Quote the data below in full, minus the images.

________________________________________

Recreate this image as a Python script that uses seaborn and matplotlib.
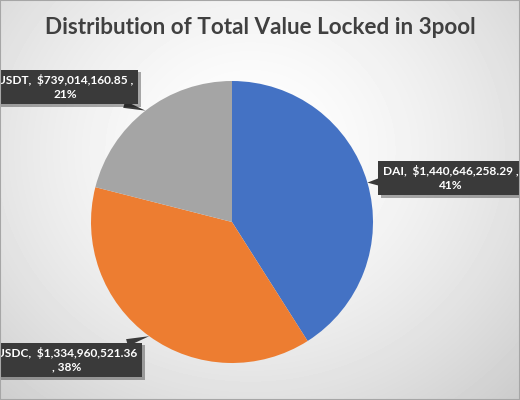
import numpy as np
import seaborn as sns
import matplotlib.pyplot as plt
import matplotlib.patheffects as pe
from matplotlib.patches import Rectangle

tokens = ["DAI", "USDC", "USDT"]
tvl = [1440646258.29, 1334960521.36, 739014160.85]
label_pos = [(451, 222), (67, 40), (65, 313)]  # figure pixels

sns.set_theme(style="white")
plt.rcParams["font.family"] = ["Lato", "DejaVu Sans"]
colors = ["#4472C4", "#ED7D31", "#A5A5A5"]

fig = plt.figure(figsize=(5.2, 4), dpi=100)

# soft radial background
bg = fig.add_axes([0, 0, 1, 1])
yy, xx = np.mgrid[0:400, 0:520]
r = np.sqrt(((xx - 250) / 330) ** 2 + ((yy - 150) / 300) ** 2)
shade = 1 - 0.16 * np.clip(r, 0, 1.3) ** 1.6
bg.imshow(shade, cmap="gray", vmin=0, vmax=1, aspect="auto", extent=[0, 520, 400, 0])
bg.set_axis_off()
fig.patches.append(Rectangle((0, 0), 1, 1, transform=fig.transFigure, fill=False,
                             ec="#a6a6a6", lw=1.5))

ax = fig.add_axes([91 / 520, 37 / 400, 282 / 520, 282 / 400])
wedges, _ = ax.pie(tvl, colors=colors, startangle=90, counterclock=False,
                   wedgeprops=dict(linewidth=0))
ax.set_xlim(-1, 1)
ax.set_ylim(-1, 1)

total = sum(tvl)
for w, name, v, pos in zip(wedges, tokens, tvl, label_pos):
    pct = v / total * 100
    if name == "USDC":
        txt = f"{name},  ${v:,.2f}\n, {pct:.0f}%"
    else:
        txt = f"{name},  ${v:,.2f} ,\n{pct:.0f}%"
    mid = np.deg2rad((w.theta1 + w.theta2) / 2)
    tip = (np.cos(mid), np.sin(mid))
    t = ax.annotate(txt, xy=tip, xycoords="data", xytext=pos, textcoords="figure pixels",
                    ha="center", va="center", color="white", fontsize=8.6, fontweight="bold",
                    linespacing=1.25, annotation_clip=False,
                    bbox=dict(boxstyle="square,pad=0.4", fc="#3a3a3a", ec="none"),
                    arrowprops=dict(arrowstyle="wedge,tail_width=0.6", fc="#3a3a3a",
                                    ec="none", shrinkA=0, shrinkB=0))
    t.get_bbox_patch().set_path_effects([pe.SimplePatchShadow(offset=(2, -2), alpha=0.35),
                                         pe.Normal()])

fig.text(0.5, 373 / 400, "Distribution of Total Value Locked in 3pool", ha="center",
         va="center", fontsize=16.2, fontweight="bold", color="#404040")

fig.savefig("out.png", dpi=100)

________________________________________

→ **Complete response**
Recreate this image as a Python script that uses seaborn and matplotlib.
import numpy as np
import seaborn as sns
import matplotlib.pyplot as plt
import matplotlib.patheffects as pe
from matplotlib.patches import Rectangle

tokens = ["DAI", "USDC", "USDT"]
tvl = [1440646258.29, 1334960521.36, 739014160.85]
label_pos = [(451, 222), (67, 40), (65, 313)]  # figure pixels

sns.set_theme(style="white")
plt.rcParams["font.family"] = ["Lato", "DejaVu Sans"]
colors = ["#4472C4", "#ED7D31", "#A5A5A5"]

fig = plt.figure(figsize=(5.2, 4), dpi=100)

# soft radial background
bg = fig.add_axes([0, 0, 1, 1])
yy, xx = np.mgrid[0:400, 0:520]
r = np.sqrt(((xx - 250) / 330) ** 2 + ((yy - 150) / 300) ** 2)
shade = 1 - 0.16 * np.clip(r, 0, 1.3) ** 1.6
bg.imshow(shade, cmap="gray", vmin=0, vmax=1, aspect="auto", extent=[0, 520, 400, 0])
bg.set_axis_off()
fig.patches.append(Rectangle((0, 0), 1, 1, transform=fig.transFigure, fill=False,
                             ec="#a6a6a6", lw=1.5))

ax = fig.add_axes([91 / 520, 37 / 400, 282 / 520, 282 / 400])
wedges, _ = ax.pie(tvl, colors=colors, startangle=90, counterclock=False,
                   wedgeprops=dict(linewidth=0))
ax.set_xlim(-1, 1)
ax.set_ylim(-1, 1)

total = sum(tvl)
for w, name, v, pos in zip(wedges, tokens, tvl, label_pos):
    pct = v / total * 100
    if name == "USDC":
        txt = f"{name},  ${v:,.2f}\n, {pct:.0f}%"
    else:
        txt = f"{name},  ${v:,.2f} ,\n{pct:.0f}%"
    mid = np.deg2rad((w.theta1 + w.theta2) / 2)
    tip = (np.cos(mid), np.sin(mid))
    t = ax.annotate(txt, xy=tip, xycoords="data", xytext=pos, textcoords="figure pixels",
                    ha="center", va="center", color="white", fontsize=8.6, fontweight="bold",
                    linespacing=1.25, annotation_clip=False,
                    bbox=dict(boxstyle="square,pad=0.4", fc="#3a3a3a", ec="none"),
                    arrowprops=dict(arrowstyle="wedge,tail_width=0.6", fc="#3a3a3a",
                                    ec="none", shrinkA=0, shrinkB=0))
    t.get_bbox_patch().set_path_effects([pe.SimplePatchShadow(offset=(2, -2), alpha=0.35),
                                         pe.Normal()])

fig.text(0.5, 373 / 400, "Distribution of Total Value Locked in 3pool", ha="center",
         va="center", fontsize=16.2, fontweight="bold", color="#404040")

fig.savefig("out.png", dpi=100)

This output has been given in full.